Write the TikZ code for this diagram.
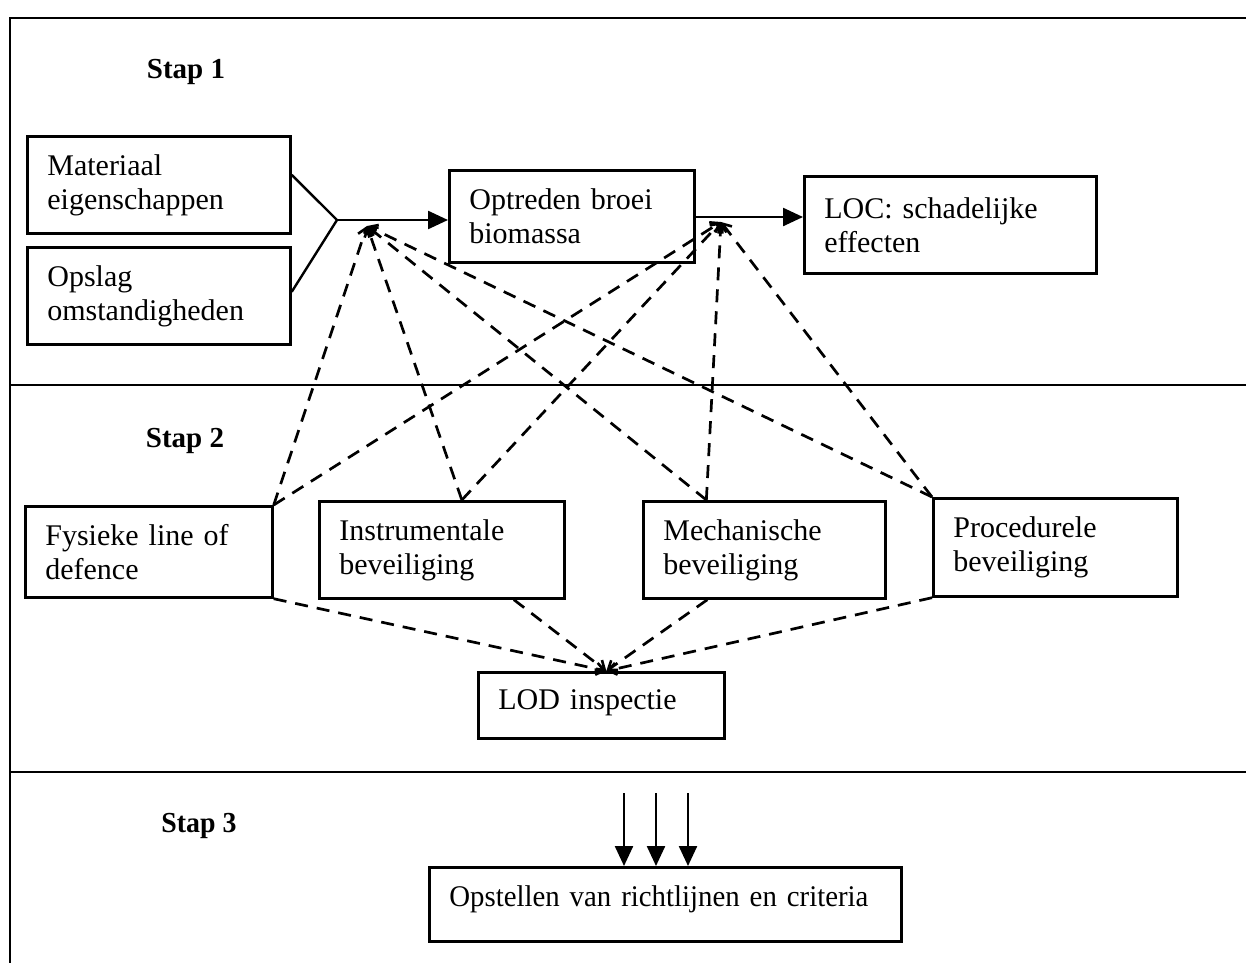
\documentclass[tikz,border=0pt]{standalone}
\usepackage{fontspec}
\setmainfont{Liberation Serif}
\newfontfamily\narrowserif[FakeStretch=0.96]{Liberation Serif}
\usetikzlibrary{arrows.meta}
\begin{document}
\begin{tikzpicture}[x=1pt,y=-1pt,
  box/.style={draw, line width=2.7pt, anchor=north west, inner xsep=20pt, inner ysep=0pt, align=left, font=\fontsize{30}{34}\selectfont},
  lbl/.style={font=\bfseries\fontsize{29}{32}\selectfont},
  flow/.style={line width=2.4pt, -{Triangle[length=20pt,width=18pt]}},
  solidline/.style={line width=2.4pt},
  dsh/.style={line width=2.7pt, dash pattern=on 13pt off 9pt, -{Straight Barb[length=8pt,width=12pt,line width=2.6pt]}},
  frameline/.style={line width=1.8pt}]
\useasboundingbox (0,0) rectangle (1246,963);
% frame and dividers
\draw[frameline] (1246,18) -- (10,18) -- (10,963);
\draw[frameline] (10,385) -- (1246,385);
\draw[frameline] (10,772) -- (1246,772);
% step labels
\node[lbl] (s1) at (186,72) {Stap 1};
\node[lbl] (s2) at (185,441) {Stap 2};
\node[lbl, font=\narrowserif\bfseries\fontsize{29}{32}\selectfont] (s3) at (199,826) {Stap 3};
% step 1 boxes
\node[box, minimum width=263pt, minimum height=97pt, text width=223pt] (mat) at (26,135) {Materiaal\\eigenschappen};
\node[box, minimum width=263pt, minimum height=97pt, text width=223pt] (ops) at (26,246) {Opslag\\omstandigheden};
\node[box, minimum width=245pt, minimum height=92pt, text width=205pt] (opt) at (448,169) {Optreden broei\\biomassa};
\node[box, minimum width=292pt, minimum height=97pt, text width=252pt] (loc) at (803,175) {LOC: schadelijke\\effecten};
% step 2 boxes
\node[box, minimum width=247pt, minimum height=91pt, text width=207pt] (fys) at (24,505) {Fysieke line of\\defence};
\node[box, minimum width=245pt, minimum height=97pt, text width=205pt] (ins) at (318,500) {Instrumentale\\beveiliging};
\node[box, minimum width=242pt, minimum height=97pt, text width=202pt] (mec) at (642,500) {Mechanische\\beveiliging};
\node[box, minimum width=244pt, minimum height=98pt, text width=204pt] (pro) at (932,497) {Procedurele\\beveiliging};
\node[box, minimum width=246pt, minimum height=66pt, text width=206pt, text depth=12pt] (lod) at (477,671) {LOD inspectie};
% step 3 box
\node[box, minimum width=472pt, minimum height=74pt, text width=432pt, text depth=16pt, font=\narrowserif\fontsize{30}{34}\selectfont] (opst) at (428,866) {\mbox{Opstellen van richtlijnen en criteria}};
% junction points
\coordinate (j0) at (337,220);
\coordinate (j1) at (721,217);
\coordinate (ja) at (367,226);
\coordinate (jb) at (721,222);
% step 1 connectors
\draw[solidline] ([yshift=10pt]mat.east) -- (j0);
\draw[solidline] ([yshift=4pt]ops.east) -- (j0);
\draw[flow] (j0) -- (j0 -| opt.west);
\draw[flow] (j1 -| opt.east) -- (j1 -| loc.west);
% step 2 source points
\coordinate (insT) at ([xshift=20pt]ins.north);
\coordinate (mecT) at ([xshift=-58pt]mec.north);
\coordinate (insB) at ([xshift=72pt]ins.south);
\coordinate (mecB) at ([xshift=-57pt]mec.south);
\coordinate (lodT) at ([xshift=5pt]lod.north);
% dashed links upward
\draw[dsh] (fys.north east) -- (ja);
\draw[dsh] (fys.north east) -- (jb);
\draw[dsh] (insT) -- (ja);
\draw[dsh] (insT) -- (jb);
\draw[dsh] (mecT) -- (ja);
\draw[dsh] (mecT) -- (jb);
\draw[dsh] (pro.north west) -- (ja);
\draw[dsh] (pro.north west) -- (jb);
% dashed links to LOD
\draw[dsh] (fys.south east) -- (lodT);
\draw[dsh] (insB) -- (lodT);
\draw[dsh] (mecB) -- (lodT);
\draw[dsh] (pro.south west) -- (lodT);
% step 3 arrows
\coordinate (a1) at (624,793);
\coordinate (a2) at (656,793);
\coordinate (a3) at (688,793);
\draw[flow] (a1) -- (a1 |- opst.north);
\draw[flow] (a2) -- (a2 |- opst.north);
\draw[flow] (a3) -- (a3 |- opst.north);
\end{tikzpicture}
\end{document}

> [THE PROBLEM] Reproduce the material above verbatim; omit every picture.

> [SOLUTION FOR THIS TASK]
Write the TikZ code for this diagram.
\documentclass[tikz,border=0pt]{standalone}
\usepackage{fontspec}
\setmainfont{Liberation Serif}
\newfontfamily\narrowserif[FakeStretch=0.96]{Liberation Serif}
\usetikzlibrary{arrows.meta}
\begin{document}
\begin{tikzpicture}[x=1pt,y=-1pt,
  box/.style={draw, line width=2.7pt, anchor=north west, inner xsep=20pt, inner ysep=0pt, align=left, font=\fontsize{30}{34}\selectfont},
  lbl/.style={font=\bfseries\fontsize{29}{32}\selectfont},
  flow/.style={line width=2.4pt, -{Triangle[length=20pt,width=18pt]}},
  solidline/.style={line width=2.4pt},
  dsh/.style={line width=2.7pt, dash pattern=on 13pt off 9pt, -{Straight Barb[length=8pt,width=12pt,line width=2.6pt]}},
  frameline/.style={line width=1.8pt}]
\useasboundingbox (0,0) rectangle (1246,963);
% frame and dividers
\draw[frameline] (1246,18) -- (10,18) -- (10,963);
\draw[frameline] (10,385) -- (1246,385);
\draw[frameline] (10,772) -- (1246,772);
% step labels
\node[lbl] (s1) at (186,72) {Stap 1};
\node[lbl] (s2) at (185,441) {Stap 2};
\node[lbl, font=\narrowserif\bfseries\fontsize{29}{32}\selectfont] (s3) at (199,826) {Stap 3};
% step 1 boxes
\node[box, minimum width=263pt, minimum height=97pt, text width=223pt] (mat) at (26,135) {Materiaal\\eigenschappen};
\node[box, minimum width=263pt, minimum height=97pt, text width=223pt] (ops) at (26,246) {Opslag\\omstandigheden};
\node[box, minimum width=245pt, minimum height=92pt, text width=205pt] (opt) at (448,169) {Optreden broei\\biomassa};
\node[box, minimum width=292pt, minimum height=97pt, text width=252pt] (loc) at (803,175) {LOC: schadelijke\\effecten};
% step 2 boxes
\node[box, minimum width=247pt, minimum height=91pt, text width=207pt] (fys) at (24,505) {Fysieke line of\\defence};
\node[box, minimum width=245pt, minimum height=97pt, text width=205pt] (ins) at (318,500) {Instrumentale\\beveiliging};
\node[box, minimum width=242pt, minimum height=97pt, text width=202pt] (mec) at (642,500) {Mechanische\\beveiliging};
\node[box, minimum width=244pt, minimum height=98pt, text width=204pt] (pro) at (932,497) {Procedurele\\beveiliging};
\node[box, minimum width=246pt, minimum height=66pt, text width=206pt, text depth=12pt] (lod) at (477,671) {LOD inspectie};
% step 3 box
\node[box, minimum width=472pt, minimum height=74pt, text width=432pt, text depth=16pt, font=\narrowserif\fontsize{30}{34}\selectfont] (opst) at (428,866) {\mbox{Opstellen van richtlijnen en criteria}};
% junction points
\coordinate (j0) at (337,220);
\coordinate (j1) at (721,217);
\coordinate (ja) at (367,226);
\coordinate (jb) at (721,222);
% step 1 connectors
\draw[solidline] ([yshift=10pt]mat.east) -- (j0);
\draw[solidline] ([yshift=4pt]ops.east) -- (j0);
\draw[flow] (j0) -- (j0 -| opt.west);
\draw[flow] (j1 -| opt.east) -- (j1 -| loc.west);
% step 2 source points
\coordinate (insT) at ([xshift=20pt]ins.north);
\coordinate (mecT) at ([xshift=-58pt]mec.north);
\coordinate (insB) at ([xshift=72pt]ins.south);
\coordinate (mecB) at ([xshift=-57pt]mec.south);
\coordinate (lodT) at ([xshift=5pt]lod.north);
% dashed links upward
\draw[dsh] (fys.north east) -- (ja);
\draw[dsh] (fys.north east) -- (jb);
\draw[dsh] (insT) -- (ja);
\draw[dsh] (insT) -- (jb);
\draw[dsh] (mecT) -- (ja);
\draw[dsh] (mecT) -- (jb);
\draw[dsh] (pro.north west) -- (ja);
\draw[dsh] (pro.north west) -- (jb);
% dashed links to LOD
\draw[dsh] (fys.south east) -- (lodT);
\draw[dsh] (insB) -- (lodT);
\draw[dsh] (mecB) -- (lodT);
\draw[dsh] (pro.south west) -- (lodT);
% step 3 arrows
\coordinate (a1) at (624,793);
\coordinate (a2) at (656,793);
\coordinate (a3) at (688,793);
\draw[flow] (a1) -- (a1 |- opst.north);
\draw[flow] (a2) -- (a2 |- opst.north);
\draw[flow] (a3) -- (a3 |- opst.north);
\end{tikzpicture}
\end{document}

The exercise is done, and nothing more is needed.